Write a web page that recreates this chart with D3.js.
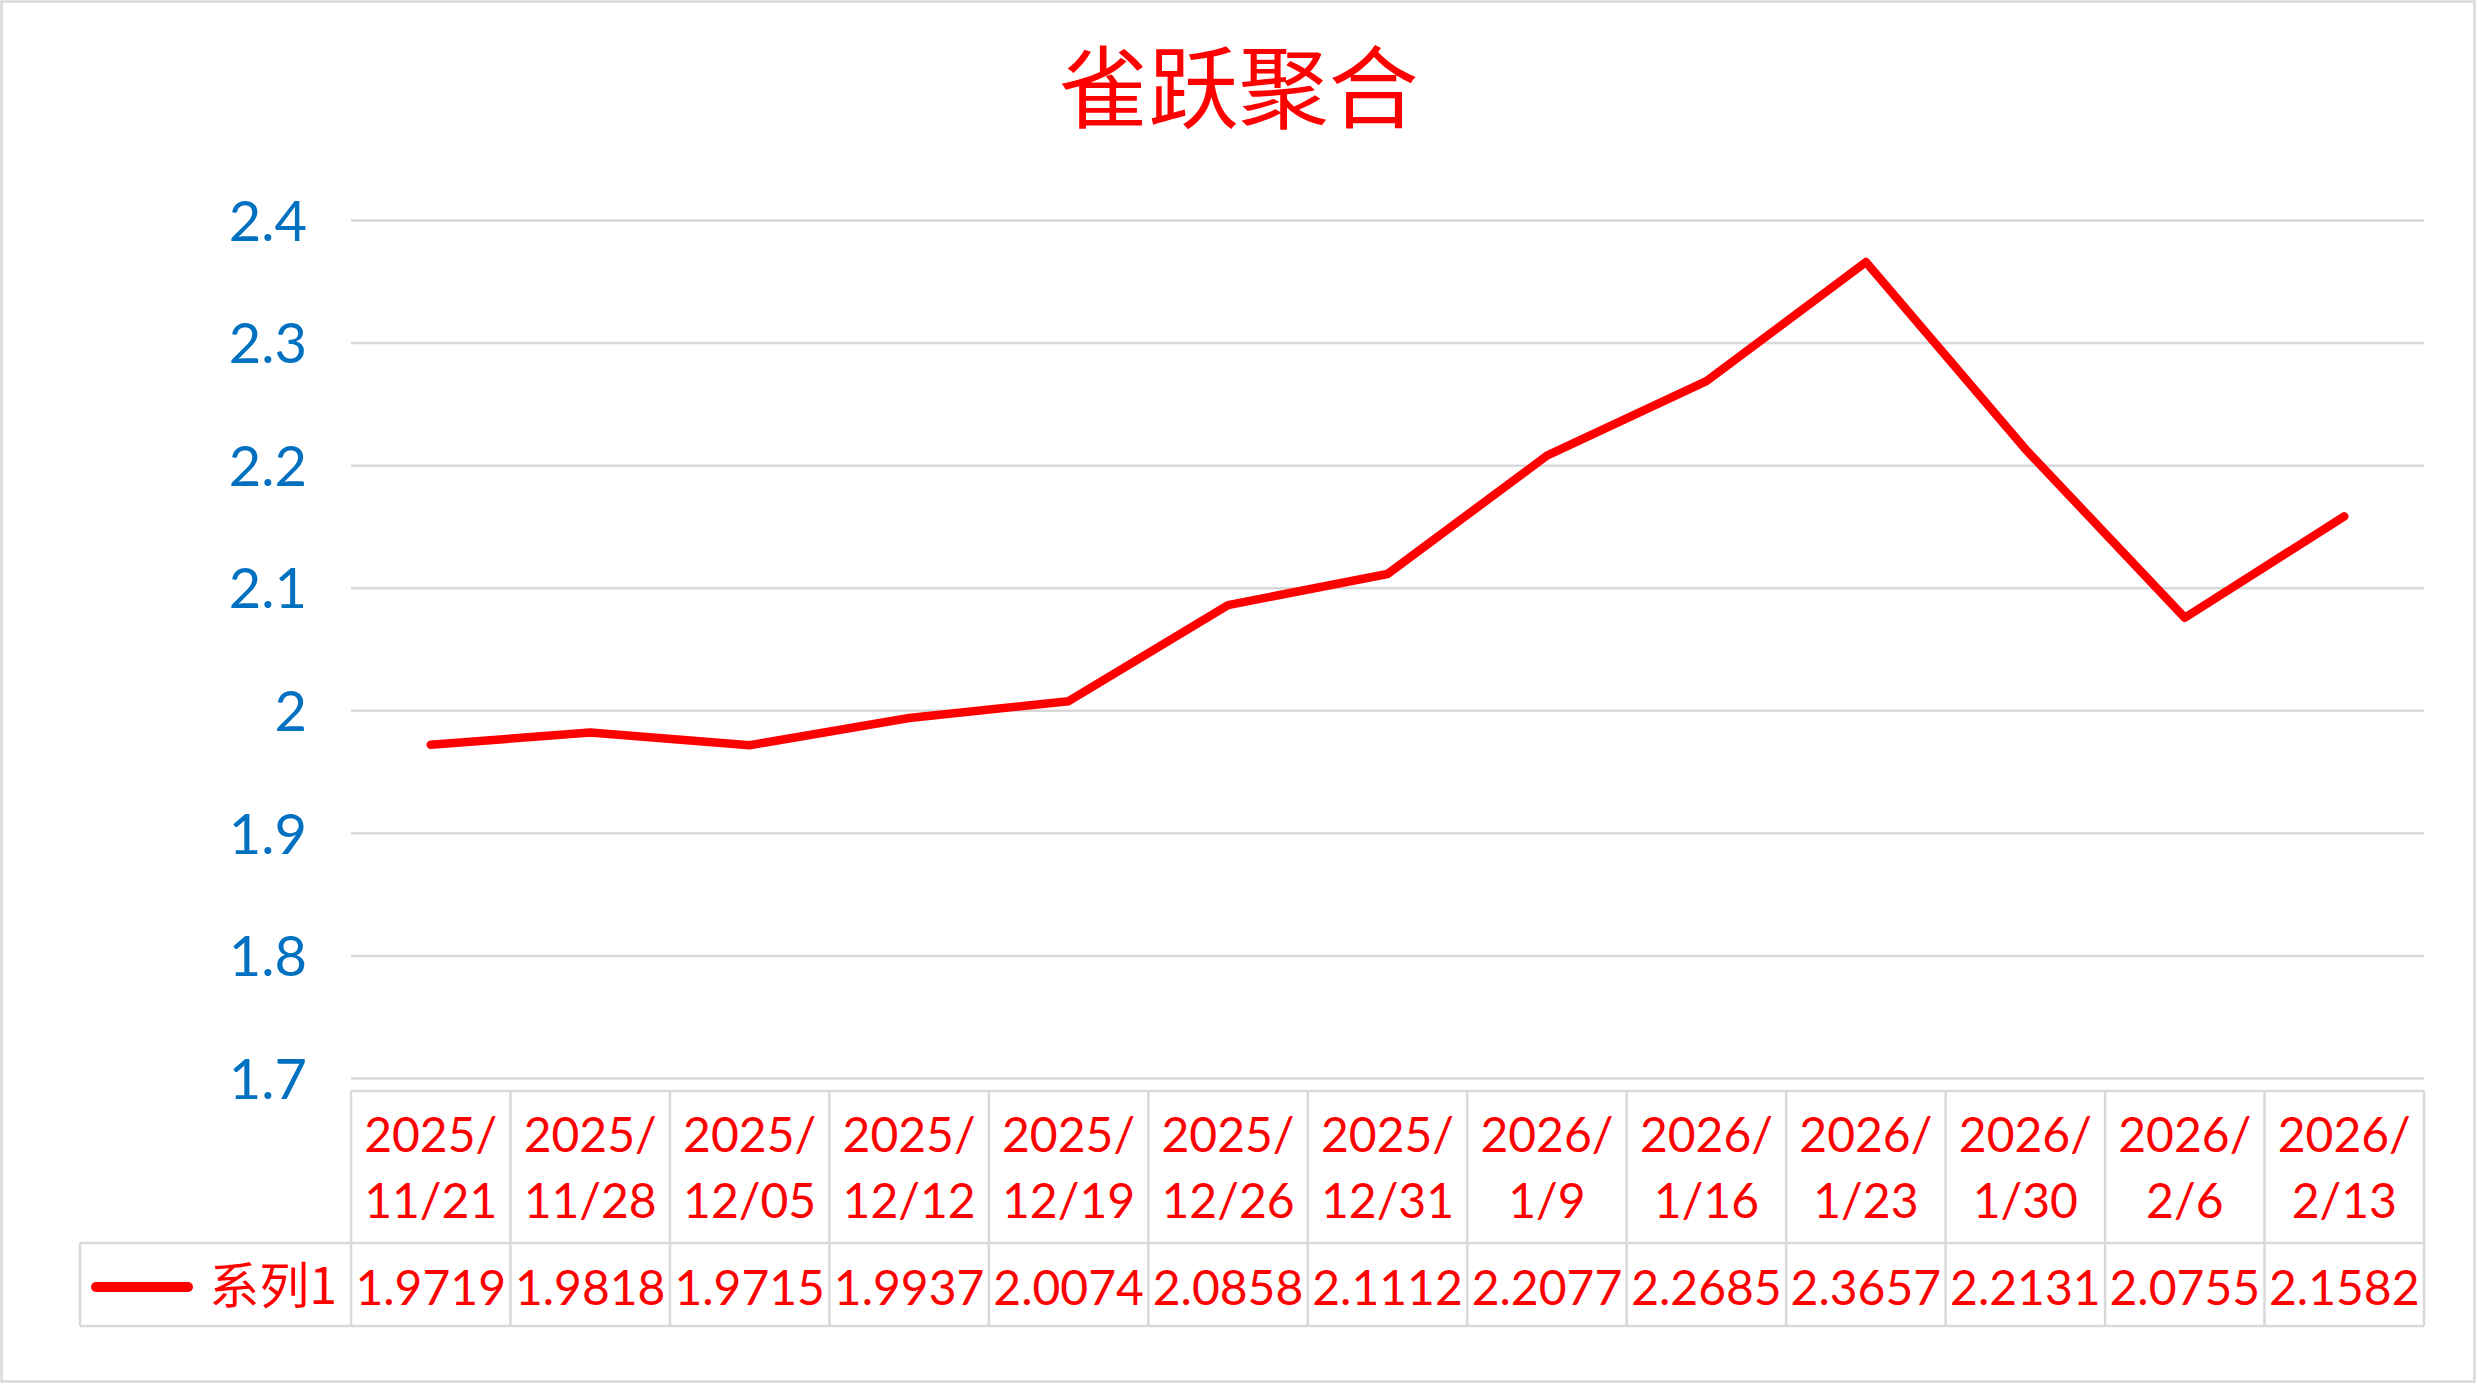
<!DOCTYPE html>
<html>
<head>
<meta charset="utf-8">
<script src="https://cdn.jsdelivr.net/npm/d3@7"></script>
<style>
  body { margin: 0; background: #fff; }
  svg { display: block; }
</style>
</head>
<body>
<div id="chart"></div>
<script>
// chart data
var title = "雀跃聚合";
var seriesName = "系列1";
var dateTop = ["2025/", "2025/", "2025/", "2025/", "2025/", "2025/", "2025/",
  "2026/", "2026/", "2026/", "2026/", "2026/", "2026/"];
var dateBottom = ["11/21", "11/28", "12/05", "12/12", "12/19", "12/26", "12/31",
  "1/9", "1/16", "1/23", "1/30", "2/6", "2/13"];
var values = [1.9719, 1.9818, 1.9715, 1.9937, 2.0074, 2.0858, 2.1112,
  2.2077, 2.2685, 2.3657, 2.2131, 2.0755, 2.1582];
var yTicks = [1.7, 1.8, 1.9, 2, 2.1, 2.2, 2.3, 2.4];

var W = 2477, H = 1384;
var plot = { left: 351, right: 2424, top: 220, bottom: 1078 };
var table = { headTop: 1091, rowTop: 1243, rowBottom: 1326, legendLeft: 80 };
var GRID = "#d9d9d9";
var RED = "#ff0000";
var LATIN = "Lato, 'Open Sans', sans-serif";
var CJK = "'Noto Sans CJK SC', sans-serif";

var svg = d3.select("#chart").append("svg")
  .attr("width", W)
  .attr("height", H);

// outer chart border
svg.append("rect")
  .attr("x", 1.5).attr("y", 1.5)
  .attr("width", W - 4).attr("height", H - 4)
  .attr("fill", "#fff")
  .attr("stroke", GRID)
  .attr("stroke-width", 2.5);

svg.append("text")
  .attr("x", W / 2)
  .attr("y", 121)
  .attr("text-anchor", "middle")
  .attr("font-family", CJK)
  .attr("font-size", 90)
  .attr("fill", RED)
  .text(title);

var idx = d3.range(values.length);
var x = d3.scaleBand().domain(idx).range([plot.left, plot.right]).padding(0);
var y = d3.scaleLinear().domain([1.7, 2.4]).range([plot.bottom, plot.top]);

// gridlines + y labels
var yAxis = svg.append("g")
  .attr("transform", "translate(" + plot.left + ",0)")
  .call(d3.axisLeft(y)
    .tickValues(yTicks)
    .tickSize(-(plot.right - plot.left))
    .tickPadding(44)
    .tickFormat(function (d) { return String(d); }));

yAxis.select(".domain").remove();
yAxis.selectAll(".tick line")
  .attr("stroke", GRID)
  .attr("stroke-width", 2.5);
yAxis.selectAll(".tick text")
  .attr("font-family", LATIN)
  .attr("font-size", 56)
  .attr("fill", "#0070c0")
  .attr("dy", "0.36em");

// the series line
var line = d3.line()
  .x(function (d, i) { return x(i) + x.bandwidth() / 2; })
  .y(function (d) { return y(d); });

svg.append("path")
  .datum(values)
  .attr("d", line)
  .attr("fill", "none")
  .attr("stroke", RED)
  .attr("stroke-width", 8.5)
  .attr("stroke-linejoin", "round")
  .attr("stroke-linecap", "round");

// data table below the plot
var tg = svg.append("g").attr("stroke", GRID).attr("stroke-width", 2.5);

tg.append("line")
  .attr("x1", plot.left).attr("x2", plot.right)
  .attr("y1", table.headTop).attr("y2", table.headTop);
tg.append("line")
  .attr("x1", table.legendLeft).attr("x2", plot.right)
  .attr("y1", table.rowTop).attr("y2", table.rowTop);
tg.append("line")
  .attr("x1", table.legendLeft).attr("x2", plot.right)
  .attr("y1", table.rowBottom).attr("y2", table.rowBottom);
tg.append("line")
  .attr("x1", table.legendLeft).attr("x2", table.legendLeft)
  .attr("y1", table.rowTop).attr("y2", table.rowBottom);

tg.selectAll("line.col")
  .data(idx.concat([values.length]))
  .enter().append("line")
  .attr("class", "col")
  .attr("x1", function (i) { return i < values.length ? x(i) : plot.right; })
  .attr("x2", function (i) { return i < values.length ? x(i) : plot.right; })
  .attr("y1", table.headTop)
  .attr("y2", table.rowBottom);

var cells = svg.append("g")
  .attr("font-family", LATIN)
  .attr("font-size", 48)
  .attr("fill", RED)
  .attr("text-anchor", "middle");

cells.selectAll("text.top")
  .data(dateTop)
  .enter().append("text")
  .attr("class", "top")
  .attr("x", function (d, i) { return x(i) + x.bandwidth() / 2; })
  .attr("y", 1152)
  .text(function (d) { return d; });

cells.selectAll("text.bottom")
  .data(dateBottom)
  .enter().append("text")
  .attr("class", "bottom")
  .attr("x", function (d, i) { return x(i) + x.bandwidth() / 2; })
  .attr("y", 1218)
  .text(function (d) { return d; });

cells.selectAll("text.val")
  .data(values)
  .enter().append("text")
  .attr("class", "val")
  .attr("x", function (d, i) { return x(i) + x.bandwidth() / 2; })
  .attr("y", 1305)
  .text(function (d) { return d.toFixed(4); });

// legend key in the row header
svg.append("line")
  .attr("x1", 96).attr("x2", 188)
  .attr("y1", 1287).attr("y2", 1287)
  .attr("stroke", RED)
  .attr("stroke-width", 10)
  .attr("stroke-linecap", "round");

svg.append("text")
  .attr("x", 337)
  .attr("y", 1304)
  .attr("text-anchor", "end")
  .attr("font-family", CJK)
  .attr("font-size", 50)
  .attr("fill", RED)
  .text(seriesName);
</script>
</body>
</html>
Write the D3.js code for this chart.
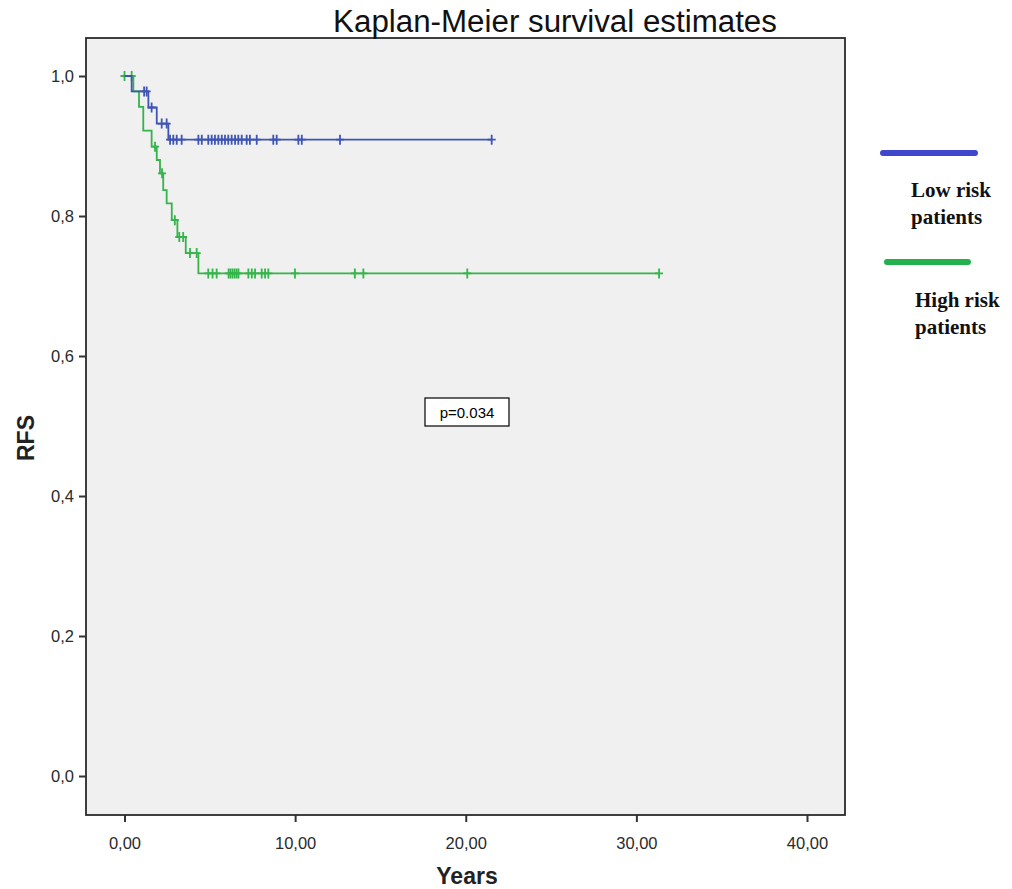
<!DOCTYPE html>
<html>
<head>
<meta charset="utf-8">
<script src="https://cdn.jsdelivr.net/npm/d3@7"></script>
<style>
  body { margin: 0; background: #fff; }
  .axis text { font-family: "Liberation Sans", Arial, sans-serif; font-size: 16.5px; fill: #2a2a2a; }
  .axis line { stroke: #333; stroke-width: 2; }
</style>
</head>
<body>
<svg id="chart" width="1012" height="889"></svg>
<script>
// Kaplan-Meier steps (years, RFS)
var lowEventTimes = [0.42, 1.40, 1.89, 2.57];
var lowEventSurv = [0.978, 0.955, 0.932, 0.909];
var lowCensorTimes = [1.15, 1.30, 1.59, 2.18, 2.47, 2.67, 2.86, 3.06, 3.35, 4.33, 4.53, 4.91, 5.11,
                      5.30, 5.50, 5.70, 5.89, 6.08, 6.28, 6.48, 6.67, 6.87, 7.16, 7.35, 7.75,
                      8.72, 8.92, 10.19, 10.39, 12.63, 21.52];

var highEventTimes = [0.52, 0.85, 1.10, 1.59, 1.89, 2.08, 2.27, 2.47, 2.77, 3.10, 3.59, 4.33];
var highEventSurv = [0.978, 0.956, 0.922, 0.899, 0.880, 0.861, 0.837, 0.818, 0.794, 0.770, 0.747, 0.718];
var highCensorTimes = [0.0, 0.42, 1.79, 2.20, 2.95, 3.21, 3.44, 3.84, 4.23, 4.91, 5.16, 5.40,
                       6.10, 6.21, 6.33, 6.45, 6.57, 6.68, 7.26, 7.46, 7.65, 8.04, 8.24, 8.43,
                       9.99, 13.50, 14.0, 20.09, 31.33];

var xTicks = [0, 10, 20, 30, 40];
var yTicks = [0, 0.2, 0.4, 0.6, 0.8, 1.0];

var svg = d3.select("#chart");

var box = { left: 86, top: 38, right: 845, bottom: 815 };

var x = d3.scaleLinear().domain([0, 40]).range([124.5, 807]);
var y = d3.scaleLinear().domain([0, 1]).range([776, 76]);

svg.append("rect")
    .attr("x", box.left).attr("y", box.top)
    .attr("width", box.right - box.left).attr("height", box.bottom - box.top)
    .attr("fill", "#f0f0f0")
    .attr("stroke", "#2b2b2b")
    .attr("stroke-width", 1.8);

// axes
var xAxis = svg.append("g")
    .attr("class", "axis")
    .attr("transform", "translate(0," + box.bottom + ")")
    .call(d3.axisBottom(x).tickValues(xTicks).tickSize(7).tickPadding(15)
        .tickFormat(function (d) { return d3.format(".2f")(d).replace(".", ","); }));
xAxis.select(".domain").remove();

var yAxis = svg.append("g")
    .attr("class", "axis")
    .attr("transform", "translate(" + box.left + ",0)")
    .call(d3.axisLeft(y).tickValues(yTicks).tickSize(7).tickPadding(5)
        .tickFormat(function (d) { return d3.format(".1f")(d).replace(".", ","); }));
yAxis.select(".domain").remove();

// curves
function stepPoints(times, surv, censor) {
    var last = Math.max(d3.max(times), d3.max(censor));
    var pts = [[0, 1]];
    times.forEach(function (t, i) { pts.push([t, surv[i]]); });
    pts.push([last, surv[surv.length - 1]]);
    return pts;
}

function survAt(times, surv, t) {
    var s = 1;
    times.forEach(function (e, i) { if (e <= t) s = surv[i]; });
    return s;
}

var line = d3.line()
    .x(function (d) { return x(d[0]); })
    .y(function (d) { return y(d[1]); })
    .curve(d3.curveStepAfter);

var groups = [
    { times: highEventTimes, surv: highEventSurv, censor: highCensorTimes, color: "#34b44a" },
    { times: lowEventTimes, surv: lowEventSurv, censor: lowCensorTimes, color: "#3e55b4" }
];

groups.forEach(function (g) {
    svg.append("path")
        .datum(stepPoints(g.times, g.surv, g.censor))
        .attr("fill", "none")
        .attr("stroke", g.color)
        .attr("stroke-width", 1.8)
        .attr("d", line);

    svg.append("g")
        .selectAll("path")
        .data(g.censor)
        .enter().append("path")
        .attr("fill", "none")
        .attr("stroke", g.color)
        .attr("stroke-width", 1.8)
        .attr("d", function (t) {
            var cx = x(t), cy = y(survAt(g.times, g.surv, t));
            return "M" + (cx - 4) + "," + cy + "H" + (cx + 4) +
                   "M" + cx + "," + (cy - 5) + "V" + (cy + 5);
        });
});

// p value
svg.append("rect")
    .attr("x", 425).attr("y", 398).attr("width", 84).attr("height", 28)
    .attr("fill", "#fff").attr("stroke", "#000").attr("stroke-width", 1.2);
svg.append("text")
    .attr("x", 467).attr("y", 418)
    .attr("text-anchor", "middle")
    .style("font-family", "Liberation Sans, Arial, sans-serif")
    .style("font-size", "15px")
    .text("p=0.034");

// titles (narrow look: scale a regular face down to the measured width)
var title = svg.append("text")
    .attr("text-anchor", "middle")
    .style("font-family", "Liberation Sans, Arial, sans-serif")
    .style("font-size", "31px")
    .style("fill", "#111")
    .text("Kaplan-Meier survival estimates");
var tw = title.node().getComputedTextLength();
title.attr("transform", "translate(555,32) scale(" + (444 / tw) + ",1)");

svg.append("text")
    .attr("x", 467).attr("y", 884)
    .attr("text-anchor", "middle")
    .style("font-family", "Liberation Sans, Arial, sans-serif")
    .style("font-size", "23px")
    .style("font-weight", "bold")
    .style("fill", "#222")
    .text("Years");

svg.append("text")
    .attr("transform", "translate(34,438) rotate(-90)")
    .attr("text-anchor", "middle")
    .style("font-family", "Liberation Sans, Arial, sans-serif")
    .style("font-size", "23px")
    .style("font-weight", "bold")
    .style("fill", "#222")
    .text("RFS");

// legend
var legendItems = [
    { lines: ["Low risk", "patients"], color: "#3f48cc", x1: 883, x2: 975, ly: 153, tx: 911, ty: 197 },
    { lines: ["High risk", "patients"], color: "#22b14c", x1: 887, x2: 968, ly: 262, tx: 915, ty: 307 }
];

legendItems.forEach(function (d) {
    svg.append("line")
        .attr("x1", d.x1).attr("x2", d.x2)
        .attr("y1", d.ly).attr("y2", d.ly)
        .attr("stroke", d.color)
        .attr("stroke-width", 6)
        .attr("stroke-linecap", "round");
    d.lines.forEach(function (txt, i) {
        svg.append("text")
            .attr("x", d.tx).attr("y", d.ty + i * 27)
            .style("font-family", "Liberation Serif, Times New Roman, serif")
            .style("font-size", "21px")
            .style("font-weight", "bold")
            .style("fill", "#111")
            .text(txt);
    });
});
</script>
</body>
</html>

[INSTRUCTIONS FOR THE TASK]
Between the line with "Write the D3.js code for this chart." and the line with "8.72, 8.92, 10.19, 10.39, 12.63, 21.52];", ends included, lies the span to copy exactly; copy nothing else and leave out the pictures.

[COMPLETED TASK]
Write the D3.js code for this chart.
<!DOCTYPE html>
<html>
<head>
<meta charset="utf-8">
<script src="https://cdn.jsdelivr.net/npm/d3@7"></script>
<style>
  body { margin: 0; background: #fff; }
  .axis text { font-family: "Liberation Sans", Arial, sans-serif; font-size: 16.5px; fill: #2a2a2a; }
  .axis line { stroke: #333; stroke-width: 2; }
</style>
</head>
<body>
<svg id="chart" width="1012" height="889"></svg>
<script>
// Kaplan-Meier steps (years, RFS)
var lowEventTimes = [0.42, 1.40, 1.89, 2.57];
var lowEventSurv = [0.978, 0.955, 0.932, 0.909];
var lowCensorTimes = [1.15, 1.30, 1.59, 2.18, 2.47, 2.67, 2.86, 3.06, 3.35, 4.33, 4.53, 4.91, 5.11,
                      5.30, 5.50, 5.70, 5.89, 6.08, 6.28, 6.48, 6.67, 6.87, 7.16, 7.35, 7.75,
                      8.72, 8.92, 10.19, 10.39, 12.63, 21.52];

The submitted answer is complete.